It seems many Americans are taking a proactive approach to their health and wellness as new research from Mintel reveals that nearly half (45 percent) of exercisers say that they exercise to prevent future health problems, including two in five (39 percent) who exercise to reduce stress. Concerns about short- and long-term health are a motivating factor for the majority of Americans given that over two thirds (64 percent) of exercisers say that improving overall health is their biggest motivation to work out.
Future physical well-being aside, American exercisers are also interested in aesthetics as looking better (44 percent), toning muscles (39 percent) and losing weight (36 percent) rank among the top reasons for exercising. What’s more, seeing improvements in body composition (46 percent) and fitness (39 percent) are sources of motivation for consumers to keep up their exercise regimens.
Gyms can focus on those features in advertising to win over new members. Targeting unhappy gym members could “work out” for them! The most recent AudienceSCAN survey found 6.4% of Americans would like to switch to a different gym/health club this year!

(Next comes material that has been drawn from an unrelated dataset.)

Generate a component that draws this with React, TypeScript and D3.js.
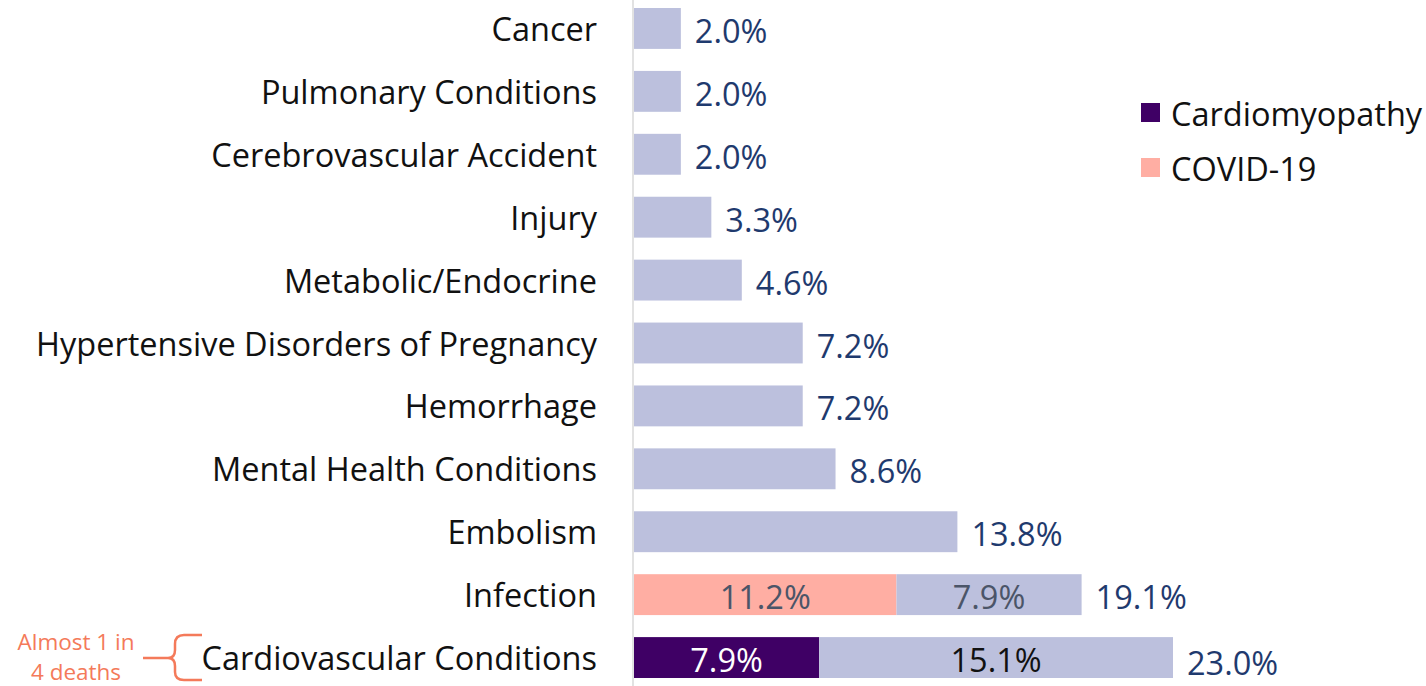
import React from "react";
import * as d3 from "d3";

const categories = [
  "Cancer",
  "Pulmonary Conditions",
  "Cerebrovascular Accident",
  "Injury",
  "Metabolic/Endocrine",
  "Hypertensive Disorders of Pregnancy",
  "Hemorrhage",
  "Mental Health Conditions",
  "Embolism",
  "Infection",
  "Cardiovascular Conditions",
];
// highlighted sub-cause portion (Cardiomyopathy / COVID-19)
const highlightValues = [0, 0, 0, 0, 0, 0, 0, 0, 0, 11.2, 7.9];
const highlightSeries = ["", "", "", "", "", "", "", "", "", "COVID-19", "Cardiomyopathy"];
// remaining portion
const restValues = [2.0, 2.0, 2.0, 3.3, 4.6, 7.2, 7.2, 8.6, 13.8, 7.9, 15.1];
const totals = [2.0, 2.0, 2.0, 3.3, 4.6, 7.2, 7.2, 8.6, 13.8, 19.1, 23.0];
const legendItems = ["Cardiomyopathy", "COVID-19"];

const W = 1426;
const H = 686;
const FONT = "'Open Sans', Lato, sans-serif";
const FS = 32.5;
const colors: Record<string, string> = {
  Cardiomyopathy: "#3f0065",
  "COVID-19": "#ffaea3",
  rest: "#bcc0dd",
};
const innerText: Record<string, string> = {
  Cardiomyopathy: "#ffffff",
  "COVID-19": "#4b5568",
};

export default function App() {
  const x = d3.scaleLinear().domain([0, 23]).range([634, 1173]);
  const y = d3
    .scaleBand<string>()
    .domain(categories)
    .range([-3, 689])
    .paddingInner(0.35)
    .paddingOuter(0.175);
  const bh = y.bandwidth();

  return (
    <svg width={W} height={H} style={{ position: "absolute", left: 0, top: 0 }} fontFamily={FONT}>
      <rect width={W} height={H} fill="#fff" />
      {categories.map((c, i) => {
        const y0 = y(c)!;
        const cy = y0 + bh / 2;
        const h = highlightValues[i];
        const r = restValues[i];
        const hasSplit = h > 0;
        return (
          <g key={c}>
            {hasSplit && (
              <rect x={x(0)} y={y0} width={x(h) - x(0)} height={bh} fill={colors[highlightSeries[i]]} />
            )}
            <rect x={x(h)} y={y0} width={x(h + r) - x(h)} height={bh} fill={colors.rest} />
            <text x={597} y={cy} textAnchor="end" dominantBaseline="central" fontSize={FS} fill="#111">
              {c}
            </text>
            {hasSplit && (
              <>
                <text
                  x={(x(0) + x(h)) / 2}
                  y={cy + 2}
                  textAnchor="middle"
                  dominantBaseline="central"
                  fontSize={FS}
                  fill={innerText[highlightSeries[i]]}
                >
                  {h.toFixed(1)}%
                </text>
                <text
                  x={(x(h) + x(h + r)) / 2}
                  y={cy + 2}
                  textAnchor="middle"
                  dominantBaseline="central"
                  fontSize={FS}
                  fill={highlightSeries[i] === "COVID-19" ? "#4b5568" : "#111"}
                >
                  {r.toFixed(1)}%
                </text>
              </>
            )}
            <text
              x={x(totals[i]) + 14}
              y={cy + (i === categories.length - 1 ? 5 : 2)}
              dominantBaseline="central"
              fontSize={FS}
              fill="#1f3a6e"
            >
              {totals[i].toFixed(1)}%
            </text>
          </g>
        );
      })}
      <line x1={633} x2={633} y1={0} y2={H} stroke="#d9d9d9" strokeWidth={1.5} />

      {legendItems.map((l, i) => (
        <g key={l} transform={`translate(1141, ${103 + i * 55})`}>
          <rect width={19} height={19} fill={colors[l]} />
          <text x={30} y={10} dominantBaseline="central" fontSize={FS} fill="#111">
            {l}
          </text>
        </g>
      ))}

      <g fill="#f47a5a" stroke="none">
        <text x={76} y={641} textAnchor="middle" dominantBaseline="central" fontSize={22.5}>
          Almost 1 in
        </text>
        <text x={76} y={671} textAnchor="middle" dominantBaseline="central" fontSize={22.5}>
          4 deaths
        </text>
      </g>
      <path
        d="M143,658 L168,658 M202,635 L184,635 Q175,635 175,644 L175,650 Q175,658 168,658 Q175,658 175,666 L175,672 Q175,680 184,680 L202,680"
        fill="none"
        stroke="#f47a5a"
        strokeWidth={2.5}
      />
    </svg>
  );
}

Wearable fitness trackers appear to be a motivating factor as more than one fifth (22 percent) of US exercisers say tracking their workouts/fitness inspires them to exercise. Indeed, more than one quarter (26 percent) of exercisers say that although they don’t currently use a wearable fitness tracker, they plan to use one in the future, and nearly one third (31 percent) say that they like to buy the newest fitness gadgets.
“Improving one’s health is the most common motivation for Americans to work out, with specific focus on future health and wellness. Our research reveals that U.S. exercisers are inspired to work up a sweat to improve energy levels, mood and quality of sleep, highlighting that an emphasis on the overall health benefits of exercise may be a more impactful key message among marketers in the fitness industry,” said Dana Macke, Senior Lifestyles & Leisure Analyst at Mintel.
According to AudienceSCAN data, 27% of Potential Gym Switchers are using fitness trackers (like FitBit, Nike FuelBand, Garmin, Jawbone UP, Mio). And another 18% want to buy fitness-tracking bands, watches or other wearables this year. Also, 14% said they plan to buy smartwatches (like Apple Watch, Peeble, etc.) this year.
“While goals such as improvement in overall health can be harder to quantify, fitness trackers can help measure a wider variety of goals, including number of steps, hours of sleep and minutes of activity. Even still, despite the popularity of wearable fitness trackers, exercisers are more likely to feel motivated when they run faster or feel stronger.”
It seems the best exercise in life is free, as Mintel research reveals that nearly seven in ten (68 percent) U.S. exercisers walk as part, or all, of their fitness routine. Other top activities to stay in shape are also easy on the wallet, including running (30 percent) and bodyweight exercises (30 percent), such as sit-ups or pushups.
AudienceSCAN research reported Potential Gym Switchers also like crossfit training (13%) and boxing (13%). Reach out to them about these activities with sponsored search ads – 45.4% took action after seeing these in the past month!
Once considered niche fitness activities, yoga and Pilates have hit the mainstream with almost one in five (19 percent) exercisers in the US including these methods in their fitness regimen. Cardio machines are nearly as popular, with cycling/spinning (19 percent) and elliptical/stair/rowing machines (18 percent) used regularly.
Owning fitness equipment for use at home (48 percent) is even more popular than a membership to a traditional gym (35 percent), among those who exercise at least monthly. Indeed, less than half (49 percent) of U.S. exercisers believe a gym membership is money well spent, while just two in five (43 percent) agree that fitness classes are worth the cost. What’s more, nearly one third (32 percent) of U.S. exercisers say that they use free workout videos, while only 15 percent use a paid fitness video subscription as part of their routine.
Fitness centers can focus on all the extra services they provide that Potential Gym Switchers cannot get at home. Things like personal services could sway them. AudienceSCAN research revealed 20% of Potential Gym Switchers intend to pay for personal trainers and 17% will pay for diet/weight loss counseling.
“The three most popular forms of exercise have one important factor in common – they are all free. Cost is a barrier for the new wave of fitness trends, as only a small segment of exercisers have the money or desire to participate in boutique spin, barre or interval classes. Ownership of home gym equipment also highlights some of the constraints exercisers face, such as lack of time, money and motivation. As fitness brands find new ways for exercisers to put their home gym equipment to use, there’s room for growth in the area of paid fitness video services that bring workout classes to the living room,” concluded Macke.